Sou contra trazer para o presente qualquer coisa que um dia nos tenha sido importante: o mais provável é que, após o longo afastamento, o reencontro deixe na boca nada além de um gosto de chá de losna. Mas como sou a primeira a quebrar minhas regras – e quebrá-las apaixonadamente –, fiz pipoca, peguei um guaraná gelado e pus o antigo DVD do filme “A História sem fim”.
Com exceção aos efeitos especiais toscos, o filme continua tão bom quanto na minha infância – e eu continuo apaixonada por Atreyu. O fato dele ter treze anos no filme e eu 32 na vida real não é impedimento: sonhos servem para isso mesmo. Além do mais, eu nunca vi um menino com jeito tão másculo quanto Noah Hathaway. E aquele cabelo, Madre Santíssima, o que é aquilo? Meninos até os treze anos, antes da testosterona explodir, costumam ter cabelos lindíssimos. Uma vez adultos, porém, seus fios espigam, ressecam, enrugam e caem – com exceção aos de Ian e Johnny Deep. Fui procurar no Google como Noah está agora: encontrei um tatuado loiro mais velho do que eu, cujos cabelos e pele precisam urgentemente de uma hidratação. Opa: chá de losna. Voltemos ao filme.

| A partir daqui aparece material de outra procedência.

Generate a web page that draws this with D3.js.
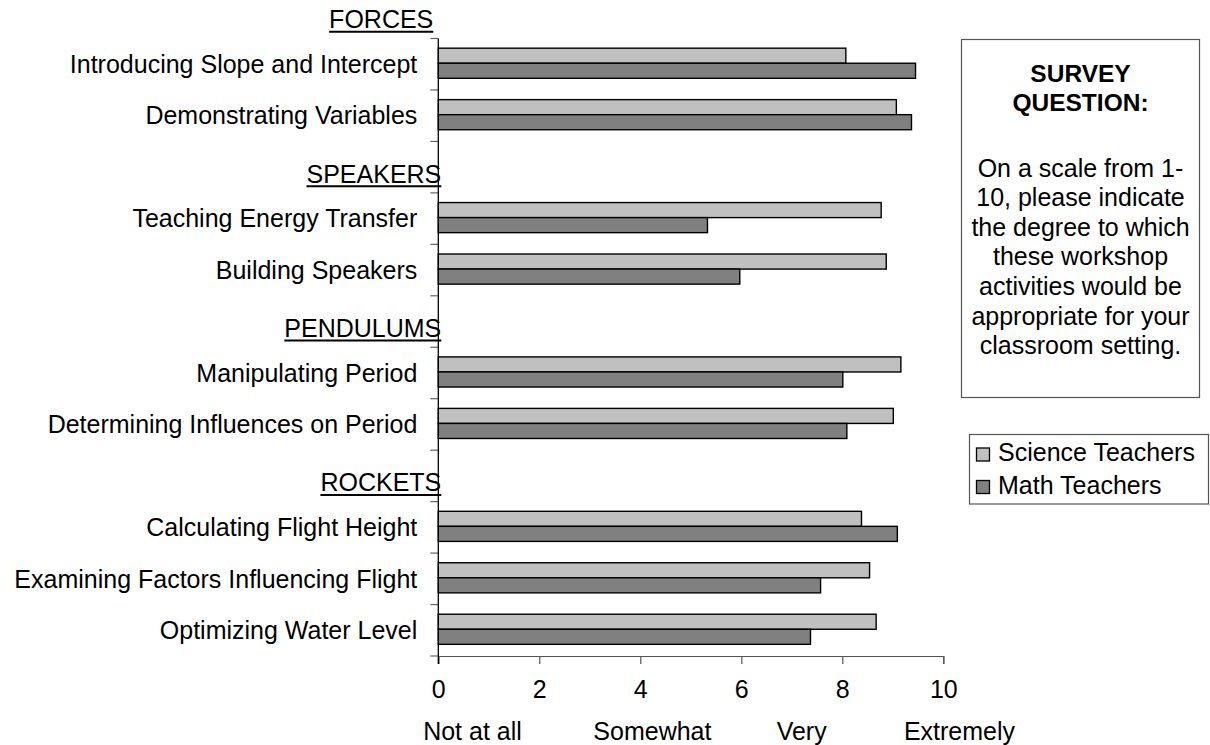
<!DOCTYPE html>
<html>
<head>
<meta charset="utf-8">
<script src="https://cdn.jsdelivr.net/npm/d3@7/dist/d3.min.js"></script>
<style>
  html, body { margin: 0; padding: 0; background: #fff; }
  svg { display: block; }
  text { font-family: "Liberation Sans", Arial, sans-serif; fill: #000; }
</style>
</head>
<body>
<svg id="chart" width="1210" height="745"></svg>
<script>
// Rows of the chart, top to bottom; section headings take their own row.
const categories = [
  "FORCES",
  "Introducing Slope and Intercept",
  "Demonstrating Variables",
  "SPEAKERS",
  "Teaching Energy Transfer",
  "Building Speakers",
  "PENDULUMS",
  "Manipulating Period",
  "Determining Influences on Period",
  "ROCKETS",
  "Calculating Flight Height",
  "Examining Factors Influencing Flight",
  "Optimizing Water Level"
];
const headers = ["FORCES", "SPEAKERS", "PENDULUMS", "ROCKETS"];

// Mean ratings (1-10); null where the row is a section heading.
const scienceTeachers = [null, 8.07, 9.07, null, 8.77, 8.87, null, 9.16, 9.01, null, 8.38, 8.54, 8.67];
const mathTeachers    = [null, 9.45, 9.37, null, 5.33, 5.97, null, 8.01, 8.09, null, 9.09, 7.57, 7.37];

const seriesNames = ["Science Teachers", "Math Teachers"];
const seriesColors = ["#c0c0c0", "#808080"];

const xTicks = [0, 2, 4, 6, 8, 10];
const scaleWords = ["Not at all", "Somewhat", "Very", "Extremely"];
const scaleWordsAt = [-0.3, 3.07, 6.7, 9.22];

const questionTitle = ["SURVEY", "QUESTION:"];
const questionText = [
  "On a scale from 1-",
  "10, please indicate",
  "the degree to which",
  "these workshop",
  "activities would be",
  "appropriate for your",
  "classroom setting."
];

const svg = d3.select("#chart");
const FONT = 25;

const x0 = 438.3, x1 = 943.3;
const yTop = 38.5, yBottom = 656;
const rowH = (yBottom - yTop) / (categories.length - 1);

const x = d3.scaleLinear().domain([0, 10]).range([x0, x1]);
const y = d3.scaleBand().domain(categories).range([yTop - rowH, yBottom]).padding(0);
const groupFrac = 0.585;
const inner = d3.scaleBand().domain(seriesNames)
  .range([(1 - groupFrac) / 2 * y.bandwidth() - 1, (1 + groupFrac) / 2 * y.bandwidth() - 1]);

// Bars
const rows = categories.map((c, i) => ({ c, vals: [scienceTeachers[i], mathTeachers[i]] }))
  .filter(r => r.vals[0] != null);

const g = svg.append("g");
rows.forEach(r => {
  r.vals.forEach((v, k) => {
    g.append("rect")
      .attr("x", x(0))
      .attr("y", y(r.c) + inner(seriesNames[k]))
      .attr("width", x(v) - x(0))
      .attr("height", inner.bandwidth())
      .attr("fill", seriesColors[k])
      .attr("stroke", "#000")
      .attr("stroke-width", 1.4);
  });
});

// Vertical axis with ticks on row boundaries
const boundaries = categories.slice(1).map(c => y(c)).concat([yBottom]);
svg.selectAll(".ytick").data(boundaries).join("line")
  .attr("x1", x0 - 8).attr("x2", x0)
  .attr("y1", d => d).attr("y2", d => d)
  .attr("stroke", "#666").attr("stroke-width", 1.2);

// Horizontal axis
const xAxis = d3.axisBottom(x).tickValues(xTicks).tickSize(8).tickPadding(16).tickFormat(d3.format("d"));
const xg = svg.append("g").attr("transform", `translate(0,${yBottom})`).call(xAxis);
xg.select(".domain").attr("stroke", "#555").attr("stroke-width", 1.2);
xg.selectAll(".tick line").attr("stroke", "#555").attr("stroke-width", 1.2);
xg.selectAll(".tick text")
  .style("font-family", '"Liberation Sans", Arial, sans-serif')
  .attr("font-size", FONT).attr("fill", "#000");

svg.append("line")
  .attr("x1", x0).attr("x2", x0)
  .attr("y1", yTop).attr("y2", yBottom + 8)
  .attr("stroke", "#000").attr("stroke-width", 1.3);

// Scale words under the numbers
svg.selectAll(".word").data(scaleWords).join("text")
  .attr("x", (d, i) => x(scaleWordsAt[i]))
  .attr("y", 740)
  .attr("font-size", FONT)
  .text(d => d);

// Row labels
categories.forEach(c => {
  const cy = y(c) + y.bandwidth() / 2;
  if (headers.includes(c)) {
    const first = c === headers[0];
    const xr = first ? x0 - 5 : x0 + 3;
    const t = svg.append("text")
      .attr("x", xr).attr("y", cy + 15.5)
      .attr("text-anchor", "end")
      .attr("font-size", FONT)
      .text(c);
    const w = t.node().getComputedTextLength();
    svg.append("line")
      .attr("x1", xr - w).attr("x2", xr)
      .attr("y1", cy + 19).attr("y2", cy + 19)
      .attr("stroke", "#000").attr("stroke-width", 2);
  } else {
    svg.append("text")
      .attr("x", x0 - 21).attr("y", cy)
      .attr("dy", "0.35em")
      .attr("text-anchor", "end")
      .attr("font-size", FONT)
      .text(c);
  }
});

// Survey question box
const qx = 961.5, qy = 39.5, qw = 238, qh = 358;
svg.append("rect").attr("x", qx).attr("y", qy).attr("width", qw).attr("height", qh)
  .attr("fill", "#fff").attr("stroke", "#555").attr("stroke-width", 1.2);
const qcx = qx + qw / 2;
questionTitle.forEach((t, i) => {
  svg.append("text").attr("x", qcx).attr("y", 81.5 + i * 29.3)
    .attr("text-anchor", "middle").attr("font-size", FONT - 0.5)
    .attr("font-weight", "bold").text(t);
});
questionText.forEach((t, i) => {
  svg.append("text").attr("x", qcx).attr("y", 176.5 + i * 29.6)
    .attr("text-anchor", "middle").attr("font-size", FONT).text(t);
});

// Legend
const lx = 969.5, ly = 434.5, lw = 239, lh = 69.5;
svg.append("rect").attr("x", lx).attr("y", ly).attr("width", lw).attr("height", lh)
  .attr("fill", "#fff").attr("stroke", "#555").attr("stroke-width", 1.2);
seriesNames.forEach((s, i) => {
  const by = 448 + i * 32.5;
  svg.append("rect").attr("x", 976.5).attr("y", by).attr("width", 13).attr("height", 13)
    .attr("fill", seriesColors[i]).attr("stroke", "#000").attr("stroke-width", 1.3);
  svg.append("text").attr("x", 998).attr("y", by + 13)
    .attr("font-size", FONT).text(s);
});
</script>
</body>
</html>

Um menino que acabou de perder a mãe e é constantemente humilhado pelos colegas de escola se fecha num porão para ler um livro especial. Nesse livro, os habitantes de Fantasia estão fugindo do Nada que avança célere destruindo o reino e deixando a Imperatriz à beira da morte. A única salvação de todas as tribos é o menino Atreyu. Depois de mil peripécias, ele descobre a solução: uma criança humana precisa dar um novo nome à Imperatriz. Quando a destruição é iminente, o menino-leitor percebe que sempre fez parte daquela história e que é ele quem deve salvar Fantasia (o Nada se alimenta do ceticismo, da incapacidade de sonhar cada vez maior dos homens). O menino-leitor dá, então, à Imperatriz o nome de sua mãe. Na última cena, montado num dragão, ele voa sobre Fantasia, absolutamente restaurada e vigorosa, e entra com dragão e tudo na vida real para dar o troco aos seus colegas malvados. Falando assim parece uma besteira, mas não é. E, de alguma forma, eu sou o menino-leitor: eu me livro dos meus algozes apenas em Fantasia.
Quando estou me exercitando na esteira, costumo transformar em prazer experiências que me humilharam. Minha chefe é transferida para a Síria; Marcelo me espera na porta do teatro; minha prima esnobe se apaixona por um militante do MST; Diogo, horrorizado com a chatice das loiras-peitudas, volta morrendo de saudade; ganho uma grana extra e vou para a Austrália estudar inglês; Ian, numa noite de chuva morna, se mostra super romântico e a fim de transar comigo: fantasia. E dessa forma, viver se torna um pouco menos insuportável. A verdade, porém, é que o Nada venceu essa guerra faz tempo – e eu apenas finjo que nada sei.